Traditionell ist man vom amerikanischen IT-Riesen IBM eher zurückhaltende und ausgewogene Töne gewohnt. Vor diesem Hintergrund war der Ausspruch von Harriet Green, General Manager des IBM-Geschäftsbereichs Watson IoT, bei der feierlichen Eröffnung der weltweiten Internet-of-Things-Zentrale heute in München geradezu euphorisch zu nennen: "Lasst die Innovationen beginnen!", rief Green, als sie gemeinsam mit der stellvertretenden bayerischen Ministerpräsidentin Ilse Aigner den symbolischen Knopf drückte, der das IBM-Logo an der neuen Niederlassung feierlich erleuchtete.
Mit dem Watson IoT Center in den Highlight Towers in der Parkstadt Schwabing – eine der wenigen Hochhäuser Münchens zwischen dem Mittleren Ring und der Autobahn A9 – verfügt IBM gleichsam über das höchste Unternehmenslogo von ganz München: Der IBM-Schriftzug prangt am 29. Stock des gläsernen Baus in einer Höhe von ungefähr 115 Metern.
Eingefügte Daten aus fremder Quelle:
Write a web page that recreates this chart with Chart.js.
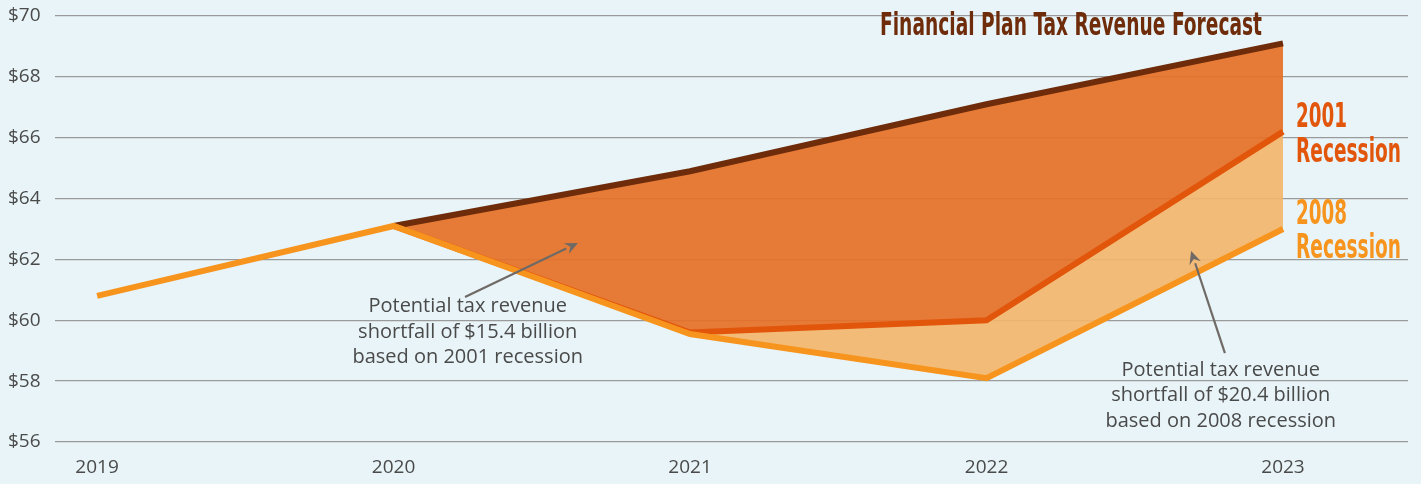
<!DOCTYPE html>
<html>
<head>
<meta charset="utf-8">
<script src="https://cdn.jsdelivr.net/npm/chart.js@4"></script>
<style>
  html, body { margin: 0; padding: 0; background: #E8F4F8; }
  #wrap { width: 1421px; height: 484px; position: relative; }
</style>
</head>
<body>
<div id="wrap"><canvas id="c" width="1421" height="484"></canvas></div>
<script>
// ---- data ----
const years = [2019, 2020, 2021, 2022, 2023];
const planForecast = [null, 63.1, 64.9, 67.1, 69.1];
const recession2001 = [null, 63.1, 59.6, 60.0, 66.2];
const recession2008 = [60.8, 63.1, 59.55, 58.1, 63.0];
const yTicks = [56, 58, 60, 62, 64, 66, 68, 70];
const seriesNames = ['Financial Plan Tax Revenue Forecast', '2001 Recession', '2008 Recession'];
const note2001 = ['Potential tax revenue', 'shortfall of $15.4 billion', 'based on 2001 recession'];
const note2008 = ['Potential tax revenue', 'shortfall of $20.4 billion', 'based on 2008 recession'];

const toPts = arr => arr.map((v, i) => ({ x: years[i], y: v }));

const BG = '#E8F4F8';
const TEXT = '#4a4a4a';
const BODY_FONT = '"Open Sans", Lato, sans-serif';
const COND_FONT = '"Liberation Sans Narrow", "DejaVu Sans Condensed", sans-serif';

function drawFit(ctx, text, x, baseline, capH, targetW, color, align) {
  const size = capH / 0.72;
  ctx.save();
  ctx.font = 'bold ' + size + 'px ' + COND_FONT;
  const w = ctx.measureText(text).width;
  const sx = targetW / w;
  ctx.fillStyle = color;
  ctx.textBaseline = 'alphabetic';
  ctx.textAlign = 'left';
  const left = align === 'right' ? x - targetW : x;
  ctx.translate(left, baseline);
  ctx.scale(sx, 1);
  ctx.fillText(text, 0, 0);
  ctx.restore();
}

function arrow(ctx, x1, y1, x2, y2) {
  ctx.save();
  ctx.strokeStyle = '#6f6a66';
  ctx.fillStyle = '#6f6a66';
  ctx.lineWidth = 2.2;
  const ang = Math.atan2(y2 - y1, x2 - x1);
  const hl = 13, hw = 6;
  const bx = x2 - hl * Math.cos(ang), by = y2 - hl * Math.sin(ang);
  ctx.beginPath();
  ctx.moveTo(x1, y1);
  ctx.lineTo(bx, by);
  ctx.stroke();
  ctx.beginPath();
  ctx.moveTo(x2, y2);
  ctx.lineTo(bx + hw * Math.sin(ang), by - hw * Math.cos(ang));
  ctx.lineTo(x2 - 0.65 * hl * Math.cos(ang), y2 - 0.65 * hl * Math.sin(ang));
  ctx.lineTo(bx - hw * Math.sin(ang), by + hw * Math.cos(ang));
  ctx.closePath();
  ctx.fill();
  ctx.restore();
}

const annotations = {
  id: 'annotations',
  beforeDraw(chart) {
    const ctx = chart.ctx;
    ctx.save();
    ctx.fillStyle = BG;
    ctx.fillRect(0, 0, chart.width, chart.height);
    ctx.restore();
  },
  afterDraw(chart) {
    const ctx = chart.ctx;
    const xs = chart.scales.x, ys = chart.scales.y;
    const X = v => xs.getPixelForValue(v);
    const Y = v => ys.getPixelForValue(v);
    // series labels
    drawFit(ctx, seriesNames[0], X(2023) - 21, Y(69.4) + 1, 23, 382, '#6E2C0B', 'right');
    drawFit(ctx, '2001', X(2023) + 13, Y(66.2) - 5, 24, 51, '#E2560C', 'left');
    drawFit(ctx, 'Recession', X(2023) + 13, Y(66.2) + 30, 24, 105, '#E2560C', 'left');
    drawFit(ctx, '2008', X(2023) + 13, Y(63.0) - 5, 24, 51, '#F7941D', 'left');
    drawFit(ctx, 'Recession', X(2023) + 13, Y(63.0) + 29, 24, 105, '#F7941D', 'left');

    // notes
    ctx.save();
    ctx.fillStyle = TEXT;
    ctx.font = '20px ' + BODY_FONT;
    ctx.textAlign = 'center';
    ctx.textBaseline = 'middle';
    const n1x = X(2020.25);
    note2001.forEach((t, i) => ctx.fillText(t, n1x, Y(60.45) + i * 25.5));
    const n2x = X(2022.79);
    note2008.forEach((t, i) => ctx.fillText(t, n2x, Y(58.37) + i * 25.5));
    ctx.restore();

    arrow(ctx, X(2020.241), Y(60.765), X(2020.622), Y(62.54));
    arrow(ctx, X(2022.804), Y(58.92), X(2022.69), Y(62.28));
  }
};

Chart.defaults.font.family = BODY_FONT;

new Chart(document.getElementById('c'), {
  type: 'line',
  data: {
    datasets: [
      {
        label: seriesNames[0],
        data: toPts(planForecast),
        borderColor: '#6E2C0B',
        backgroundColor: 'rgba(229,112,38,0.92)',
        borderWidth: 6,
        fill: '+1',
        order: 2,
        pointRadius: 0,
        tension: 0,
        borderCapStyle: 'butt',
        borderJoinStyle: 'miter'
      },
      {
        label: seriesNames[1],
        data: toPts(recession2001),
        borderColor: '#E2560C',
        backgroundColor: 'rgba(243,181,108,0.92)',
        borderWidth: 6,
        fill: '+1',
        order: 1,
        pointRadius: 0,
        tension: 0,
        borderCapStyle: 'butt',
        borderJoinStyle: 'miter'
      },
      {
        label: seriesNames[2],
        data: toPts(recession2008),
        borderColor: '#F7941D',
        backgroundColor: 'transparent',
        borderWidth: 6,
        fill: false,
        order: 0,
        pointRadius: 0,
        tension: 0,
        borderCapStyle: 'butt',
        borderJoinStyle: 'miter'
      }
    ]
  },
  options: {
    responsive: false,
    animation: false,
    events: [],
    layout: { padding: { left: 8, right: 13, top: 16, bottom: 0 } },
    plugins: {
      legend: { display: false },
      tooltip: { enabled: false },
      filler: { drawTime: 'beforeDatasetsDraw' }
    },
    scales: {
      x: {
        type: 'linear',
        min: 2018.858,
        max: 2023.4216,
        grid: { display: false, drawTicks: false },
        border: { display: false },
        afterBuildTicks: s => { s.ticks = years.map(v => ({ value: v })); },
        afterFit: s => { s.height = 42; },
        ticks: {
          color: TEXT,
          font: { size: 19 },
          padding: 14,
          maxRotation: 0,
          callback: v => String(v)
        }
      },
      y: {
        min: 56,
        max: 70,
        grid: { color: '#9a9a9a', lineWidth: 1.3, drawTicks: false },
        border: { display: false },
        afterBuildTicks: s => { s.ticks = yTicks.map(v => ({ value: v })); },
        afterFit: s => { s.width = 47; },
        ticks: {
          color: TEXT,
          font: { size: 19 },
          crossAlign: 'far',
          callback: v => '$' + v
        }
      }
    }
  },
  plugins: [annotations]
});
</script>
</body>
</html>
Insgesamt haben die Amerikaner in dem repräsentativen Bürobau, konzipiert im Jahr 2004 von den renommierten Architekten Murphy/Jahn aus Chicago, 15 Etagen angemietet – mithin knapp die Hälfte des 33 Stockwerke umfassenden größeren der beiden Türme.
Eine wirklich große Zahl von Quadratmetern also – die aber zum Zweck des neuen Zentrums passt: Schließlich geht’s beim Internet der Dinge (Internet of Things, IoT) vor allem um große Zahlen: Die weltweite Vernetzung aller Geräte, Maschinen, Häuser und Autos über das Internet ist einer der wichtigsten Bestandteile der digitalen Transformation, die derzeit Veränderungsstürme quer durch alle Branchen bläst. 30 Milliarden derartiger Geräte sollen bis zum Jahr 2020 miteinander kommunizieren.
So lernen Maschinen das Denken
Mit Kameras, Mikrofonen und Sensoren erkunden die Maschinen ihre Umwelt. Sie speichern Bilder, Töne, Sprache, Lichtverhältnisse, Wetterbedingungen, erkennen Menschen und hören Anweisungen. Alles Voraussetzungen, um etwa ein Auto autonom zu steuern.
Neuronale Netze, eine Art Nachbau des menschlichen Gehirns, analysieren und bewerten die Informationen. Sie greifen dabei auf einen internen Wissensspeicher zurück, der Milliarden Daten enthält, etwa über Personen, Orte, Produkte, und der immer weiter aufgefüllt wird. Die Software ist darauf trainiert, selbstständig Muster und Zusammenhänge bis hin zu subtilsten Merkmalen zu erkennen und so der Welt um sie herum einen Sinn zuzuordnen. Der Autopilot eines selbstfahrenden Autos würde aus dem Auftauchen lauter gelber Streifen und orangefarbener Hütchen zum Beispiel schließen, dass der Wagen sich einer Baustelle nähert.
Ist das System zu einer abschließenden Bewertung gekommen, leitet es daraus Handlungen, Entscheidungen und Empfehlungen ab - brems etwa das Auto ab. Bei sogenannten Deep Learning, der fortschrittlichsten Anwendung künstlicher Intelligenz, fließen die Erfahrungen aus den eigenen Reaktionen zurück ins System. Es lernt zum Beispiel, dass es zu abrupt gebremst hat und wird dies beim nächsten Mal anwenden.
Zugleich gilt IoT als eines der wichtigsten Wachstumsfelder der IT in den kommenden Jahren überhaupt – Hauptgrund für das massive Engagement von IBM, der sein künftiges Wachstum mehr oder weniger ganz auf seinen Supercomputer Watson und auf ihn aufbauend neue Produkte und Dienstleistungen rund um das Internet der Dinge verwettet. Nach jahrelangem Umsatzschwund von einstmals 107 Milliarden Dollar auf zuletzt weniger als 80 Milliarden Dollar braucht IBM-Vorstandschefin Virginia Rometty händeringend neue Erlösquellen.
Die soll künftig vor allem Watson liefern – was das heutige Marketing-Brimborium von IBM bei der Eröffnung seines Centers in München umso verständlicher macht. "Wenn IBM auf etwas wettet, dann auch mit richtig großem Einsatz", beteuerte John Kelly, Senior Vice President für Cognitive Solutions Research – und laut Harriet Green der "Godfather of Watson" bei IBM.